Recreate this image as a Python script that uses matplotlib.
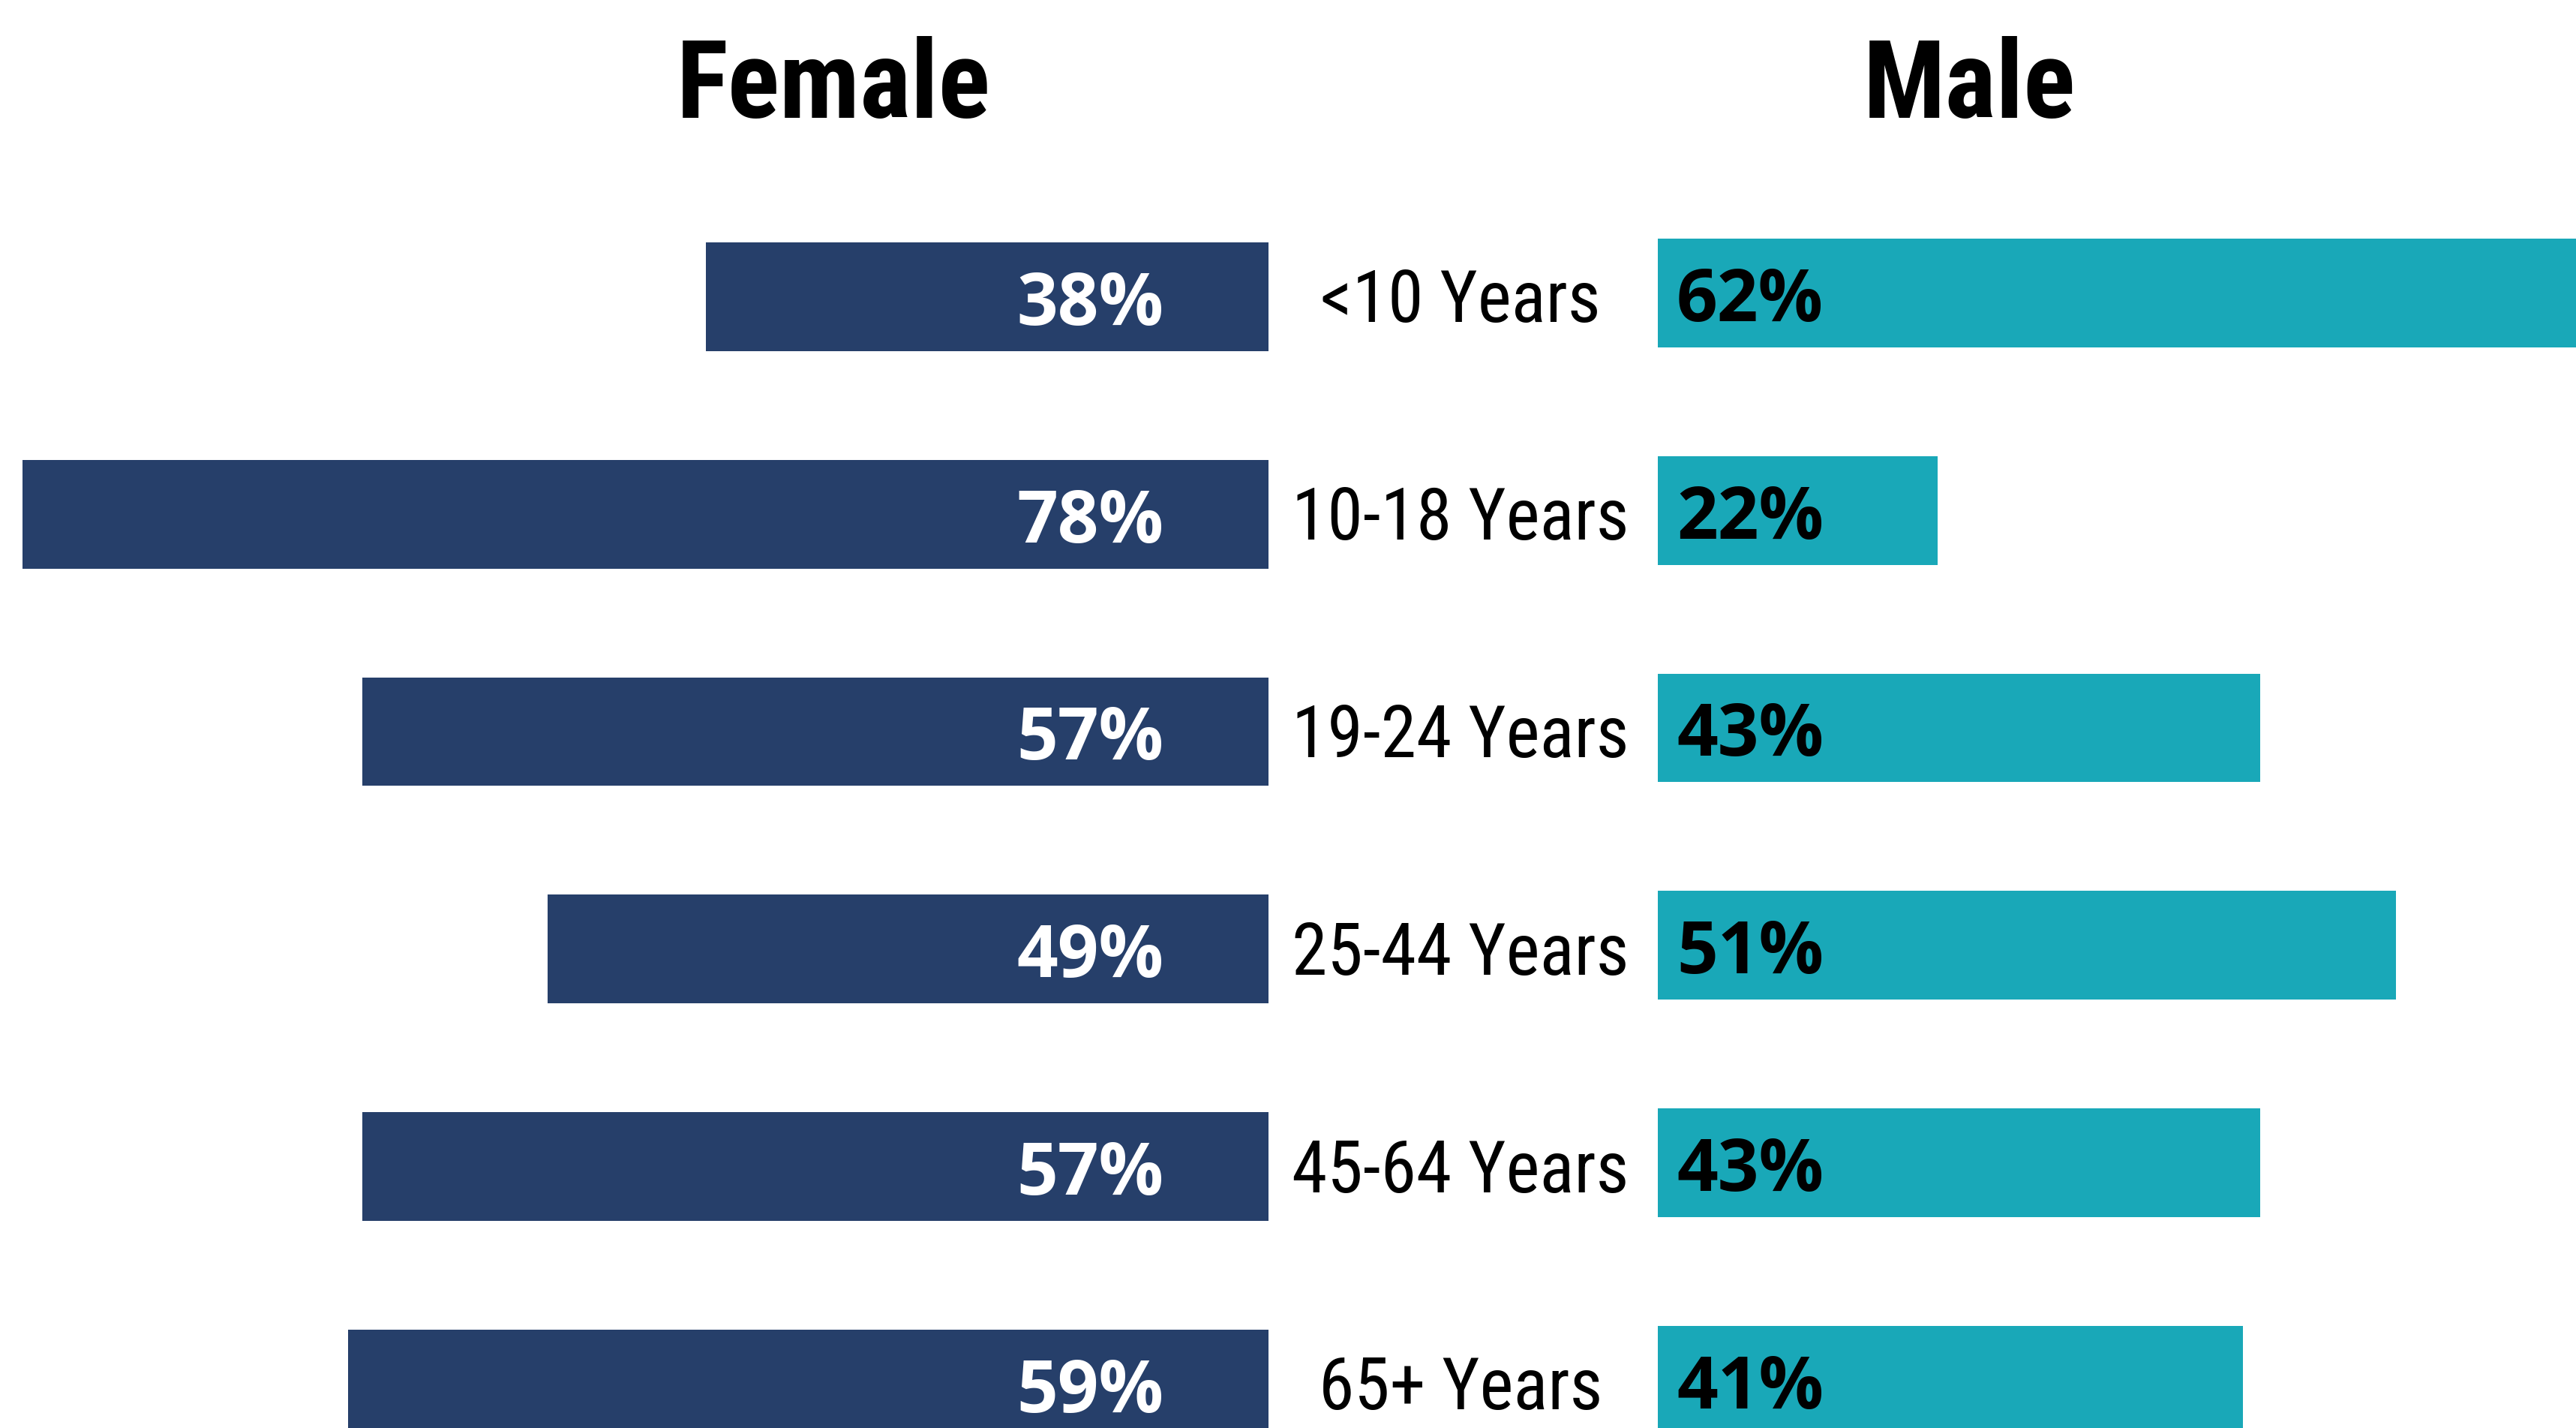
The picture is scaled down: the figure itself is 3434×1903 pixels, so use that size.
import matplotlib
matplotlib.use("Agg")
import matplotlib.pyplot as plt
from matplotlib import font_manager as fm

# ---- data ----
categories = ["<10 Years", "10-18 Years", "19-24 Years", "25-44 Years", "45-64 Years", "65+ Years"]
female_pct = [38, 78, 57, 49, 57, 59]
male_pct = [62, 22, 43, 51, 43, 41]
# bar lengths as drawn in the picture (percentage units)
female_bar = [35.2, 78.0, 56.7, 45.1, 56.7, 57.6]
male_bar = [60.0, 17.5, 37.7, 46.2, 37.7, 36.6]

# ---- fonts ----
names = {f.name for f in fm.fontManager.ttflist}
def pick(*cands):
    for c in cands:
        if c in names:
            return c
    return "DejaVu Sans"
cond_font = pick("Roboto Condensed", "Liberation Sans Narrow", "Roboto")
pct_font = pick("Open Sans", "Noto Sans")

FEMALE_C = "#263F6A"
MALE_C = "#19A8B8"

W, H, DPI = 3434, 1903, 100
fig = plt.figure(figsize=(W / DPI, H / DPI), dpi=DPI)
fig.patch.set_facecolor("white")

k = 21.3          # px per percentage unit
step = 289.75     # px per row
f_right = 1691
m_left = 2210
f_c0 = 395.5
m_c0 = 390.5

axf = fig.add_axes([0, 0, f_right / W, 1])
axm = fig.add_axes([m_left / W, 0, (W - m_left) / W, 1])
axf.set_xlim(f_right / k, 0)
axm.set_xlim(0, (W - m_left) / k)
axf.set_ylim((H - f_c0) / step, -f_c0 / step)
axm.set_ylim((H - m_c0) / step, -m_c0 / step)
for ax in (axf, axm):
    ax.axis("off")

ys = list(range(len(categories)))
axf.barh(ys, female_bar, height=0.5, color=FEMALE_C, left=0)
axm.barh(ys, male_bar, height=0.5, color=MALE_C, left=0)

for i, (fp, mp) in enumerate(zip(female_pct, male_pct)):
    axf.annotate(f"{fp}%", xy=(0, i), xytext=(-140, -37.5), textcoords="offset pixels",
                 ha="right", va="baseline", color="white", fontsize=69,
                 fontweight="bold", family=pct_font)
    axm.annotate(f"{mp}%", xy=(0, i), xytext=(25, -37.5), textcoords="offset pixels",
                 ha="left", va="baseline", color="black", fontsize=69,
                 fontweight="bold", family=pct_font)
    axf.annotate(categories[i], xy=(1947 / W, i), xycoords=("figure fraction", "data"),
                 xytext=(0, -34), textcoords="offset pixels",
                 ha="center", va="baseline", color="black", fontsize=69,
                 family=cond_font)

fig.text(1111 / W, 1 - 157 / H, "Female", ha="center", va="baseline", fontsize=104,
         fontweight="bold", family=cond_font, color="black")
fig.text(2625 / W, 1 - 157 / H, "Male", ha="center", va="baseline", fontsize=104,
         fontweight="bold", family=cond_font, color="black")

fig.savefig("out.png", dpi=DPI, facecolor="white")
★ ★ ★
● Exercise objective
Pull out every line containing "pixels".

● Solution to this task
The picture is scaled down: the figure itself is 3434×1903 pixels, so use that size.
    axf.annotate(f"{fp}%", xy=(0, i), xytext=(-140, -37.5), textcoords="offset pixels",
    axm.annotate(f"{mp}%", xy=(0, i), xytext=(25, -37.5), textcoords="offset pixels",
                 xytext=(0, -34), textcoords="offset pixels",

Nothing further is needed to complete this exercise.